Éoliennes en Aunis et Saintonge

En Aunis, Saintonge et Haute-Saintonge on comptait, au 17 juin 2016, 57 éoliennes installées en fonctionnement, 21 autorisées, 76 en cours d’instruction et environ 120 projetées (voir les cartes), soit un total de 274. 

Eolien industriel au nord des Vals de Saintonge. Source Réseau Aunis Saintonge Environnement

Récemment, un projet de parc éolien en Haute-Saintonge (Allas-Bocage et Nieul-le-Virouil situés entre Jonzac et Mirambeau) a été soumis au vote de la CDNPS qui a émis un avis majoritairement défavorable. L’église de Nieul-le-Virouil est classée au titre des monuments historiques, cinq églises sont inscrites dont celle d’Allas-Bocage et d’Agudelle. Le chemin de Compostelle (patrimoine mondial UNESCO) qui traverse la commune de Nieul-le-Virouil est à moins de 1000 m d’une éolienne. De plus, 38 habitations sont à 500 ou 600 m d’une éolienne. Enfin, il y a très peu de vent (sur 22 régions le Poitou-Charentes est classée 20e). Rappelons que la géothermie utilisée par la ville de Jonzac ne génère aucune pollution, y compris visuelle.

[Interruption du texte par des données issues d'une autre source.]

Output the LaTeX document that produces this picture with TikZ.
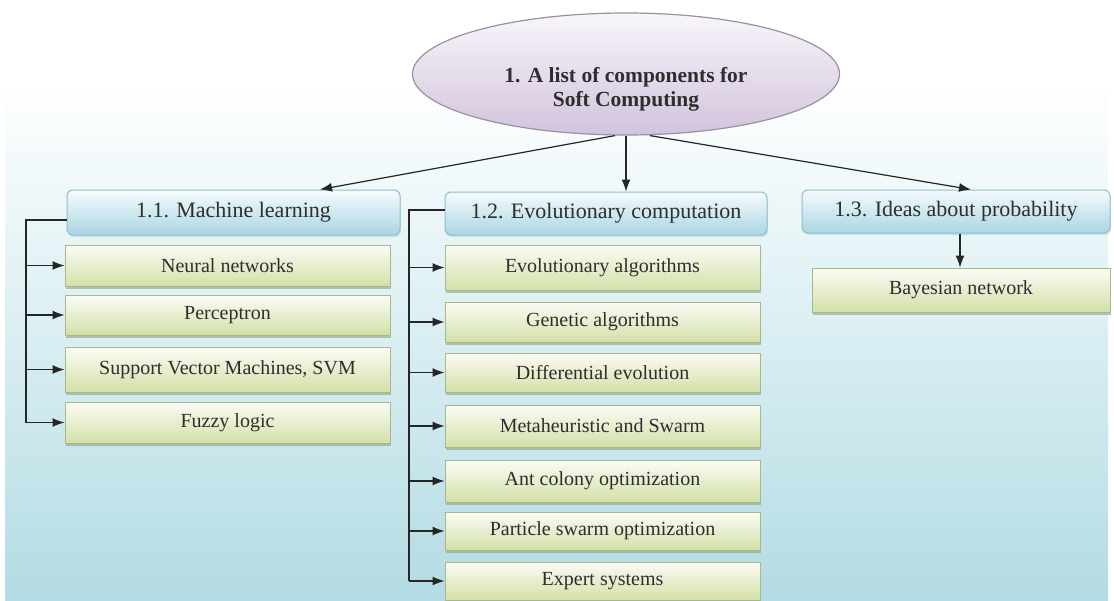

A Villeneuve-la-Comtesse/Vergné, malgré l’avis défavorable du commissaire enquêteur et, à une très large majorité, de la CDNPS, Mme la Préfète a signé l’arrêté d’exploitation. De même, à St-Félix, au sud de Marsais, malgré l’avis défavorable d’une très large majorité de la CDNPS, M. le Préfet vient de signer l’arrêté d’exploitation du parc. En revanche, à St-Pierre de Juillers, bien que Mme la Préfète ne l’ait pas signé, le promoteur a saisi le Tribunal administratif de Poitiers qui lui a donné raison. Les éoliennes seront donc construites.

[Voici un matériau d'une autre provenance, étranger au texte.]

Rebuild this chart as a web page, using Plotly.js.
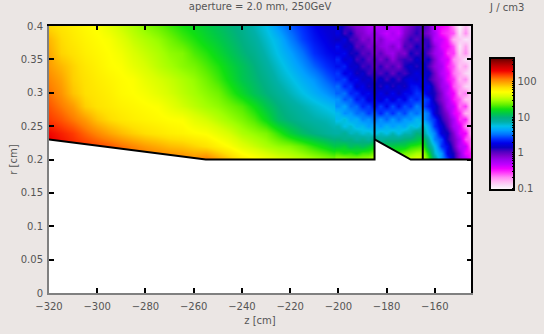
<!DOCTYPE html>
<html>
<head>
<meta charset="utf-8">
<script src="https://cdn.plot.ly/plotly-3.0.1.min.js"></script>
<style>html,body{margin:0;padding:0;background:#ebe6e4}</style>
</head>
<body>
<div id="graph" style="width:544px;height:334px"></div>
<script>
// left part of the map: smooth, so a coarse table is enough
var zLeft = [-320,-315,-310,-305,-300,-295,-290,-285,-280,-275,-270,-265,-260,-255,-250,-245,-240,-235,-230,-225,-220,-215,-210,-205,-200];
var rLeft = [0.20,0.22,0.24,0.26,0.28,0.30,0.32,0.34,0.36,0.38,0.40];

// log10 of energy density [J/cm3]
var l020 = [2.4,2.35,2.3,2.28,2.25,2.22,2.2,2.18,2.15,2.12,2.1,2.08,2.05,2.1,2.0,1.9,1.8,1.74,1.68,1.62,1.58,1.54,1.5,1.46,1.42];
var l022 = [2.35,2.3,2.25,2.22,2.18,2.15,2.1,2.05,2.0,1.96,1.92,1.9,1.86,1.82,1.76,1.7,1.62,1.56,1.5,1.45,1.42,1.35,1.26,1.18,1.08];
var l024 = [2.3,2.25,2.2,2.12,2.05,1.98,1.92,1.87,1.83,1.8,1.77,1.75,1.72,1.7,1.64,1.58,1.5,1.45,1.4,1.28,1.15,1.05,.98,.92,.87];
var l026 = [2.2,2.15,2.08,2.0,1.9,1.84,1.8,1.77,1.75,1.73,1.71,1.7,1.63,1.58,1.52,1.46,1.4,1.32,1.2,1.05,.98,.92,.87,.84,.78];
var l028 = [2.15,2.08,2.0,1.87,1.82,1.79,1.76,1.74,1.72,1.7,1.64,1.58,1.53,1.48,1.44,1.38,1.32,1.22,1.1,1.0,.92,.86,.8,.74,.68];
var l030 = [2.1,2.02,1.9,1.83,1.8,1.77,1.73,1.71,1.68,1.63,1.58,1.53,1.48,1.43,1.38,1.28,1.18,1.08,1.0,.92,.84,.76,.68,.6,.5];
var l032 = [2.05,1.98,1.87,1.82,1.78,1.75,1.72,1.7,1.64,1.59,1.55,1.5,1.45,1.38,1.3,1.2,1.1,1.03,.95,.85,.77,.68,.6,.48,.38];
var l034 = [2.0,1.93,1.86,1.8,1.76,1.72,1.7,1.64,1.59,1.53,1.48,1.43,1.39,1.32,1.25,1.16,1.08,1.0,.9,.8,.7,.6,.48,.38,.3];
var l036 = [1.97,1.86,1.82,1.77,1.74,1.71,1.67,1.6,1.55,1.5,1.44,1.41,1.32,1.26,1.18,1.1,1.02,.95,.85,.74,.64,.52,.38,.3,.25];
var l038 = [1.93,1.84,1.79,1.75,1.72,1.69,1.62,1.55,1.5,1.45,1.38,1.31,1.25,1.18,1.12,1.05,.98,.9,.8,.7,.55,.42,.32,.25,.15];
var l040 = [1.85,1.81,1.77,1.73,1.7,1.63,1.56,1.5,1.43,1.37,1.3,1.24,1.19,1.13,1.07,1.01,.95,.85,.75,.6,.47,.38,.28,.2,.2];

var zRight = [-200,-197.5,-195,-192.5,-190,-187.5,-185,-182.5,-180,-177.5,-175,-172.5,-170,-167.5,-165,-162.5,-160,-157.5,-155,-152.5,-150,-147.5,-145];
var rRight = [0.20,0.21,0.22,0.23,0.24,0.25,0.26,0.27,0.28,0.29,0.30,0.31,0.32,0.33,0.34,0.35,0.36,0.37,0.38,0.39,0.40];

var q020 = [1.5,1.52,1.45,1.5,1.48,1.52,1.58,1.5,1.5,1.5,1.55,1.55,1.6,1.65,1.62,1.35,1.0,.6,.42,.15,-.15,-.25,-.55];
var q021 = [1.3,1.25,1.28,1.22,1.3,1.3,1.4,1.3,1.3,1.32,1.3,1.38,1.42,1.48,1.5,1.2,.8,.6,.25,.12,-.15,-.45,-.5];
var q022 = [1.12,1.15,1.05,1.1,1.05,1.12,1.2,1.1,1.12,1.12,1.15,1.15,1.25,1.28,1.32,.98,.75,.38,.28,0,-.3,-.35,-.7];
var q023 = [1.0,.95,.98,.9,.95,.88,1.0,.9,.95,.95,.95,1.0,1.02,1.08,1.15,.88,.55,.42,.12,-.05,-.25,-.6,-.65];
var q024 = [.88,.92,.82,.85,.78,.82,.72,.82,.75,.85,.75,.85,.85,1.0,.95,.72,.55,.22,.15,-.1,-.4,-.45,-.85];
var q025 = [.85,.75,.8,.7,.72,.62,.68,.6,.7,.62,.7,.65,.78,.72,.85,.65,.38,.22,.02,-.25,-.38,-.7,-.75];
var q026 = [.72,.78,.65,.68,.55,.6,.5,.6,.48,.62,.5,.62,.58,.72,.65,.5,.38,.1,-.05,-.25,-.55,-.5,-.9];
var q027 = [.72,.58,.62,.5,.52,.4,.48,.35,.5,.38,.52,.42,.58,.5,.62,.5,.2,.05,-.12,-.4,-.5,-.8,-.8];
var q028 = [.58,.65,.48,.5,.35,.42,.28,.42,.28,.45,.3,.45,.38,.55,.45,.32,.22,0,-.25,-.35,-.65,-.55,-.95];
var q029 = [.6,.45,.5,.32,.38,.22,.3,.2,.35,.2,.35,.25,.42,.35,.45,.38,.1,-.1,-.25,-.5,-.6,-.85,-.85];
var q030 = [.48,.52,.35,.38,.25,.3,.15,.28,.15,.3,.15,.3,.28,.4,.35,.2,.12,-.1,-.35,-.45,-.75,-.65,-.95];
var q031 = [.5,.35,.4,.2,.28,.12,.2,.1,.25,.1,.22,.12,.3,.32,.22,.28,.05,-.2,-.3,-.6,-.7,-.9,-.9];
var q032 = [.38,.42,.25,.3,.15,.2,.08,.2,.05,.18,.05,.2,.25,.18,.3,.1,-.05,-.2,-.45,-.55,-.8,-.7,-1];
var q033 = [.4,.25,.3,.12,.2,.05,.1,.02,.12,-.02,.12,.05,.15,.25,.15,.18,-.05,-.3,-.4,-.65,-.75,-.9,-.95];
var q034 = [.3,.35,.18,.2,.05,.1,-.02,.1,-.05,.05,-.08,.12,.2,.1,.22,.05,-.15,-.25,-.5,-.6,-.85,-.75,-1];
var q035 = [.35,.2,.25,.05,.12,-.02,.05,-.08,.05,-.15,.02,.08,.05,.2,.1,.15,-.1,-.35,-.4,-.7,-.8,-.95,-.9];
var q036 = [.25,.3,.12,.15,0,.05,-.1,0,-.15,-.2,-.05,-.1,.15,.05,.15,0,-.2,-.3,-.55,-.55,-.9,-.7,-1];
var q037 = [.3,.15,.2,0,.05,-.1,-.05,-.15,-.2,-.1,-.25,.05,0,.15,.05,.1,-.15,-.4,-.45,-.6,-.95,-.75,-1];
var q038 = [.15,.25,.05,.05,-.12,-.05,-.2,-.1,-.25,-.3,-.2,-.05,.1,0,.1,.05,-.3,-.35,-.5,-.8,-.85,-.95,-.9];
var q039 = [.25,.05,.15,-.05,-.1,-.2,-.15,-.25,-.35,-.25,-.35,-.1,0,.1,0,-.1,-.25,-.5,-.55,-.6,-.95,-.7,-1];
var q040 = [.2,.1,0,-.1,-.15,-.25,-.3,-.25,-.2,-.35,-.3,-.15,-.05,.05,.05,-.05,-.35,-.45,-.5,-.7,-1,-.8,-1];

// beam pipe wall: the area under it stays empty
var maskZ = [-320,-255,-185,-185,-170,-145,-145,-320];
var maskR = [0.23,0.20,0.20,0.23,0.20,0.20,0,0];
var wallZ = [-320,-255,-185,-185,null,-185,-170,-145,null,-165,-165];
var wallR = [0.23,0.20,0.20,0.40,null,0.23,0.20,0.20,null,0.20,0.40];

var bandColors = ['#ffffff','#f8e0f8','#ffb8f4','#ff88f6','#ff40fa','#f000ff','#c000ff','#a000f0',
  '#8000d0','#5000c0','#0a00c0','#0000e8','#0030ff','#0070ff','#00a0ff','#00c0e8',
  '#00b0a8','#00b080','#00c848','#10e010','#60f000','#a0ff00','#d8ff00','#ffff00',
  '#ffe000','#ffb000','#ff8000','#ff4000','#f00000','#c80000','#980000','#600000'];

// decades get a label, the other log steps only a tick
var scaleVals = [-1,-.7,-.52,-.4,-.3,-.22,-.15,-.1,-.05,0,.3,.48,.6,.7,.78,.85,.9,.95,1,1.3,1.48,1.6,1.7,1.78,1.85,1.9,1.95,2,2.3,2.48,2.6];
var scaleText = ['0.1','','','','','','','','','1','','','','','','','','','10','','','','','','','','','100','','',''];

var colorscale = [];
for (var i = 0; i < bandColors.length; i++) {
    colorscale.push([i / (bandColors.length - 1), bandColors[i]]);
}

var axisFont = {family: 'DejaVu Sans', size: 10, color: '#555555'};

var traces = [
  {
    type: 'heatmap',
    x: zLeft,
    y: rLeft,
    z: [l020,l022,l024,l026,l028,l030,l032,l034,l036,l038,l040],
    zsmooth: 'best',
    zmin: -1.05,
    zmax: 2.67,
    colorscale: colorscale,
    hoverinfo: 'skip',
    colorbar: {
      x: 1.045, xanchor: 'left', xpad: 0,
      y: 0.633, yanchor: 'middle', ypad: 0,
      len: 132, lenmode: 'pixels',
      thickness: 24,
      outlinecolor: '#000000', outlinewidth: 2,
      tickmode: 'array', tickvals: scaleVals, ticktext: scaleText,
      ticks: 'inside', ticklen: 3, tickcolor: '#000000',
      tickfont: axisFont
    }
  },
  {
    type: 'heatmap',
    x: zRight,
    y: rRight,
    z: [q020,q021,q022,q023,q024,q025,q026,q027,q028,q029,q030,q031,q032,q033,q034,q035,q036,q037,q038,q039,q040],
    zsmooth: 'best',
    zmin: -1.05,
    zmax: 2.67,
    colorscale: colorscale,
    showscale: false,
    hoverinfo: 'skip'
  },
  {
    type: 'scatter', mode: 'lines', x: maskZ, y: maskR,
    fill: 'toself', fillcolor: '#ffffff', line: {width: 0}, hoverinfo: 'skip'
  },
  {
    type: 'scatter', mode: 'lines', x: wallZ, y: wallR, xaxis: 'x2', yaxis: 'y2',
    line: {color: '#000000', width: 2}, connectgaps: false, hoverinfo: 'skip'
  }
];

var layout = {
  width: 544,
  height: 334,
  margin: {l: 49, r: 73, t: 26, b: 41, autoexpand: false},
  paper_bgcolor: '#ebe6e4',
  plot_bgcolor: '#ffffff',
  showlegend: false,
  font: axisFont,
  title: {text: 'aperture = 2.0 mm, 250GeV', x: 0.478, xanchor: 'center', y: 0.992, yanchor: 'top', font: {family: 'DejaVu Sans', size: 10, color: '#555555'}},
  xaxis: {
    range: [-320,-145], tick0: -320, dtick: 20, ticks: 'inside', ticklen: 5, tickwidth: 2, tickcolor: '#000000',
    showgrid: false, zeroline: false, showline: true, linecolor: '#808080', linewidth: 2,
    tickfont: axisFont, ticklabelstandoff: 3, automargin: true,
    title: {text: 'z [cm]', font: axisFont, standoff: 6}
  },
  yaxis: {
    range: [0,0.4], dtick: 0.05, ticks: 'inside', ticklen: 5, tickwidth: 2, tickcolor: '#000000',
    showgrid: false, zeroline: false, showline: true, linecolor: '#808080', linewidth: 2,
    tickfont: axisFont, ticklabelstandoff: 2, automargin: true,
    title: {text: 'r [cm]', font: axisFont, standoff: 1}
  },
  xaxis2: {
    range: [-320,-145], tick0: -320, dtick: 20, overlaying: 'x', side: 'top', anchor: 'y2',
    ticks: 'inside', ticklen: 4, tickwidth: 2, tickcolor: '#000000', showticklabels: false,
    showgrid: false, zeroline: false, showline: true, linecolor: '#000000', linewidth: 2
  },
  yaxis2: {
    range: [0,0.4], dtick: 0.05, overlaying: 'y', side: 'right', anchor: 'x2',
    ticks: 'inside', ticklen: 4, tickwidth: 2, tickcolor: '#000000', showticklabels: false,
    showgrid: false, zeroline: false, showline: true, linecolor: '#000000', linewidth: 2
  },
  annotations: [{
    text: 'J / cm3', xref: 'paper', yref: 'paper', x: 1.083, y: 1.071, xanchor: 'center', yanchor: 'middle',
    showarrow: false, font: {family: 'DejaVu Sans', size: 10, color: '#555555'}
  }]
};

Plotly.newPlot('graph', traces, layout, {displayModeBar: false, staticPlot: true});
</script>
</body>
</html>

Lors de son départ en octobre 2015, Mme la Préfète a déclaré à « Sud-Ouest » : « Moi, mon maître mot, c’est l’équilibre. Pour l’éolien, par exemple, on s’aperçoit qu’à force d’accumuler les dossiers, on arrive à un niveau de saturation. On les regarde un par un ; or, si en effet un projet peut ne pas avoir d’impact, l’accumulation en aura. On doit arriver à travailler autrement. »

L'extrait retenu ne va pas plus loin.